Qu’est-ce qu’une chanson ? Ce sont des couplets et un refrain qui revient. Cette répétition définit la chanson, plus encore que la narration. C’est elle qui permet qu’on retienne ce refrain. Pour moi, la chanson a une vocation collective, sociale, parce qu’elle est faite pour bercer et pour être répétée, interprétée et réinterprétée par tous ceux qui l’entendent. Elle est comme un relais, une lumière qui se transmet de personne à personne. J’aimerais que dans deux cents ans mes chansons soient chantées même si on ne sait plus qui les a écrites. Une chanson, c’est un cierge allumé collectivement au moment où on la chante, mais elle traverse les âges. 

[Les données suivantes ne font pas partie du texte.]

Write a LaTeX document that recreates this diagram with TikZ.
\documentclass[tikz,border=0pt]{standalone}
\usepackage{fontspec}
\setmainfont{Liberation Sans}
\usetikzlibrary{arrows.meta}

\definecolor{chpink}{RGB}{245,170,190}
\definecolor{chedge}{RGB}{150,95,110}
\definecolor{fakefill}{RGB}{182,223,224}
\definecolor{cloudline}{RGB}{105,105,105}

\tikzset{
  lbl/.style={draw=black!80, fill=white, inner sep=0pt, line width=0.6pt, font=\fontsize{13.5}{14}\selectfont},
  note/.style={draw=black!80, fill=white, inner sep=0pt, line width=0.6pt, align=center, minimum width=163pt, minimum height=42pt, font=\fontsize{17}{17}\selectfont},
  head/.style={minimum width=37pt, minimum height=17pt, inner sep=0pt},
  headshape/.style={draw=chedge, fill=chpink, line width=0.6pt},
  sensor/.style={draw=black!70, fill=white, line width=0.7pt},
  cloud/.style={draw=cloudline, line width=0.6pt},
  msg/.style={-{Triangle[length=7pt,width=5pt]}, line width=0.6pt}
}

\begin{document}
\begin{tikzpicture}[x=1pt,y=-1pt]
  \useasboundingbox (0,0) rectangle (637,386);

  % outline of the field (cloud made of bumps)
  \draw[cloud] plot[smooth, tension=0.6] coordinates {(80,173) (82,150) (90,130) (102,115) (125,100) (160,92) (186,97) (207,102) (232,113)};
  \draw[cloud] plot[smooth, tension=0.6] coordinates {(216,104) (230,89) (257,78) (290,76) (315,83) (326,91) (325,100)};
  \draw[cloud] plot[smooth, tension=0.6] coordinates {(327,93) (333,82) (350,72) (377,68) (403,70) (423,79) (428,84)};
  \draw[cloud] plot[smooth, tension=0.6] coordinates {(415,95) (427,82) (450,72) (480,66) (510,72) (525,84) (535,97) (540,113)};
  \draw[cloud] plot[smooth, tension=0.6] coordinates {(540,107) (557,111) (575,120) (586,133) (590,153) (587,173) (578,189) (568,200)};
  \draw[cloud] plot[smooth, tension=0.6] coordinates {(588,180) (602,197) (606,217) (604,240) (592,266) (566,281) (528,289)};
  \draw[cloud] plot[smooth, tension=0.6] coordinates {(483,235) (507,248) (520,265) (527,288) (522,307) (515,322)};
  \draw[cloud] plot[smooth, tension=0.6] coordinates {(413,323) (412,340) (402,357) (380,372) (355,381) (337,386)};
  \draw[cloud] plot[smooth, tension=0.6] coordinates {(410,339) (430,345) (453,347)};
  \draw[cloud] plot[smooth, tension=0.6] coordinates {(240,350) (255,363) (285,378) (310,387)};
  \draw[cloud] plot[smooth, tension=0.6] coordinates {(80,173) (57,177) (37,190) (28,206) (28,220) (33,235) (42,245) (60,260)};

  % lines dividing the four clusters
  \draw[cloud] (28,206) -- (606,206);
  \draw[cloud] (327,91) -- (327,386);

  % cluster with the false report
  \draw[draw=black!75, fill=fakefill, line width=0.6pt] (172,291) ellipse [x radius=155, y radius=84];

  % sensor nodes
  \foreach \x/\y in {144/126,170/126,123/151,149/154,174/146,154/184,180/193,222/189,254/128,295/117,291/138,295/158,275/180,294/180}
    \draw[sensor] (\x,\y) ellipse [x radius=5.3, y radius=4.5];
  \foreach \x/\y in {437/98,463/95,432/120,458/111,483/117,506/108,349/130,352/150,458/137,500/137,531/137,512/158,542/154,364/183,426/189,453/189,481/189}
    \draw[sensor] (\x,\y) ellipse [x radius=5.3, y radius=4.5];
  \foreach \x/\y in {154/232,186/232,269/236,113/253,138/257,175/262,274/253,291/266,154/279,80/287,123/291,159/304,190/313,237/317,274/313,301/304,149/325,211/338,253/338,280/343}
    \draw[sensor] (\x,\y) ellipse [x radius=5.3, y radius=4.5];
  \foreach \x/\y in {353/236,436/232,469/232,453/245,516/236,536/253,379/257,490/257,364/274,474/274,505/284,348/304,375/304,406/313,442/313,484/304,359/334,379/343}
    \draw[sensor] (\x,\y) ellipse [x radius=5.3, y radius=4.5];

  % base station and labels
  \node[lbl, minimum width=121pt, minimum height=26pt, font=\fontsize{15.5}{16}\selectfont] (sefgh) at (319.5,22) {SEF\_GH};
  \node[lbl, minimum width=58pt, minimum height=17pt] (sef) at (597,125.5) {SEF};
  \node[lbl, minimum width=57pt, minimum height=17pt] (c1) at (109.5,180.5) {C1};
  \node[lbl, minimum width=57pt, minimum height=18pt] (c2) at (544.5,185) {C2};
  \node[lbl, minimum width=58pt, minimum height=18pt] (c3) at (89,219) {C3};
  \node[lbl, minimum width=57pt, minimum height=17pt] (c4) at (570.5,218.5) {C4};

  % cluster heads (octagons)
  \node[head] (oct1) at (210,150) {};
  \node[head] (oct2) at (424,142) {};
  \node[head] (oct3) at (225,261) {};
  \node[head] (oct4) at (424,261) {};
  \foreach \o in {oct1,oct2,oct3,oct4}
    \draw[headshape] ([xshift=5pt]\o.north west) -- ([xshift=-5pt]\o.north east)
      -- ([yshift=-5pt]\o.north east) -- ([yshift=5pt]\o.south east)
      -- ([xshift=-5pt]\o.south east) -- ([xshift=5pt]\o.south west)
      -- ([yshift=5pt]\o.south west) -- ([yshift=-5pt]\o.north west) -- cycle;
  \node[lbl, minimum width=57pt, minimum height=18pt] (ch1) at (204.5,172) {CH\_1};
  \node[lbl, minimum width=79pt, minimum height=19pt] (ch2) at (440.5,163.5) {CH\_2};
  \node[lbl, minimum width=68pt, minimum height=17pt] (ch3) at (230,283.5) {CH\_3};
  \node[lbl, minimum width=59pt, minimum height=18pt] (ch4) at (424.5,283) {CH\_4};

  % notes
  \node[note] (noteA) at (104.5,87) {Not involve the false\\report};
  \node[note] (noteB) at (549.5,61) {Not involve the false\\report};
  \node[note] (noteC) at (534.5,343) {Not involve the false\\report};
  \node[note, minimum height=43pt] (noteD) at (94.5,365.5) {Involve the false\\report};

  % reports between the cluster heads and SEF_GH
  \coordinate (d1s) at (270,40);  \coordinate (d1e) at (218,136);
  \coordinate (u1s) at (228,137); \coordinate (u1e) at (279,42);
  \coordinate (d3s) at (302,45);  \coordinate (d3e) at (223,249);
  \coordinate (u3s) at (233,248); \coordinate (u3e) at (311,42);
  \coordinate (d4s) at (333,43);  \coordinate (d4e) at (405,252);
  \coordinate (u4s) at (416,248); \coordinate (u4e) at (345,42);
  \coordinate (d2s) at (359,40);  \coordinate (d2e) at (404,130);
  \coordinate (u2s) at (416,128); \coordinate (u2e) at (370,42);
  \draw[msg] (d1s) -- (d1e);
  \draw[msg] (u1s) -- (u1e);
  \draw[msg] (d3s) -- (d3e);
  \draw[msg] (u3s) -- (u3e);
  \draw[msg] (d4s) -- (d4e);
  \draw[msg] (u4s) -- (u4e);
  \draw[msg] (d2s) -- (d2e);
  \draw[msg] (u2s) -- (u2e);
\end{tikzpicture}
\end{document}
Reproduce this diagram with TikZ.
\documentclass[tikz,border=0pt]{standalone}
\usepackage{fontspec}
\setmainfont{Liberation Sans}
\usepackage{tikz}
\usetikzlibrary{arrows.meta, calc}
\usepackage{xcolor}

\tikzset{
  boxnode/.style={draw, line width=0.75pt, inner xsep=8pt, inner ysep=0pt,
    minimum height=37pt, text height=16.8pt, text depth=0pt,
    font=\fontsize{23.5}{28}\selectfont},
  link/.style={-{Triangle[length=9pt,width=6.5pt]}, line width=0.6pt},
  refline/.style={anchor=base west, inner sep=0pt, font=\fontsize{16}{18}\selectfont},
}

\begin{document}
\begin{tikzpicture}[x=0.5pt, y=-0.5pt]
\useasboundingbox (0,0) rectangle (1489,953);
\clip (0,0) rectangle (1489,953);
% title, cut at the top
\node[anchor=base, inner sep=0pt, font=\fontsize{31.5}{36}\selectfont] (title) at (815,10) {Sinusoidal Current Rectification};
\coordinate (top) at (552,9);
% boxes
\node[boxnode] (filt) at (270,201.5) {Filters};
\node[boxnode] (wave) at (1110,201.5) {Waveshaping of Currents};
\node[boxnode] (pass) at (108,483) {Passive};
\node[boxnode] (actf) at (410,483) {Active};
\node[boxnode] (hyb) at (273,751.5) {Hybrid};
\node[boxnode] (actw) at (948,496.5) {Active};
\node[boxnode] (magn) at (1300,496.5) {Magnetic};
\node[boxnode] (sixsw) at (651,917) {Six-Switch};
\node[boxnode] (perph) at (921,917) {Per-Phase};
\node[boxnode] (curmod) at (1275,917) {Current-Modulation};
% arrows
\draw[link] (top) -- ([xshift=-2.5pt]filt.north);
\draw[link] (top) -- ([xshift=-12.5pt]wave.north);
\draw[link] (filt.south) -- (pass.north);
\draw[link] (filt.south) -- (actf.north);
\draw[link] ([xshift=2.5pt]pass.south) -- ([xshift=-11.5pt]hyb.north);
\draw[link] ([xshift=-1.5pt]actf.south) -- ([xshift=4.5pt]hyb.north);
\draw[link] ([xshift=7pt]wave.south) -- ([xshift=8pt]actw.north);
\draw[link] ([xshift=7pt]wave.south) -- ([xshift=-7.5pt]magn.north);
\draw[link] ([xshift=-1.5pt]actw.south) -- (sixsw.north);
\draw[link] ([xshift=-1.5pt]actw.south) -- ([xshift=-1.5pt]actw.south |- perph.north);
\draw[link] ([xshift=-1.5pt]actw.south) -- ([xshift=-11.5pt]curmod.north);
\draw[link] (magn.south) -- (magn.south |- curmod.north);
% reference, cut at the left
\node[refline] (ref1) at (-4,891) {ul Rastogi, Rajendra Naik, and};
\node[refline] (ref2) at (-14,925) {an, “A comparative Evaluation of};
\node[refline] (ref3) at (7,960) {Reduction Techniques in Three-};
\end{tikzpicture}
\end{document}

Quand une chanson parle de politique, on dit qu’il y a du fond et qu’elle s’adresse à la société, mais je pense qu’une berceuse a la même fonction. Ce qui compte, c’est la façon dont on chante. Sur mon dernier disque, j’ai voulu une douceur, ferme et puissante. En soi, cela constitue un message pour la société. Il n’est pas nécessaire de dire littéralement ce que je crois être bon pour elle. La chanson, par le seul fait qu’elle est et qu’elle continue à exister, constitue un lien social et c’est crucial aujourd’hui. Il est essentiel que les gens continuent à se regrouper.

Il existe toutes sortes de chansons : pour bercer, pour accompagner les morts, les mariages ou les festins. Il y en a pour la maternité ou pour les révolutions. La chanson peut avoir toutes les fonctions qu’on veut lui donner, mais toutes ces fonctions sont sociales, qu’elles soient dans le poétique ou le politique, dans la tendresse ou la colère. Juliette Gréco, cette merveilleuse dame, disait que toutes les chansons d’amour sont révolutionnaires et que toutes les chansons révolutionnaires sont des chansons d’amour.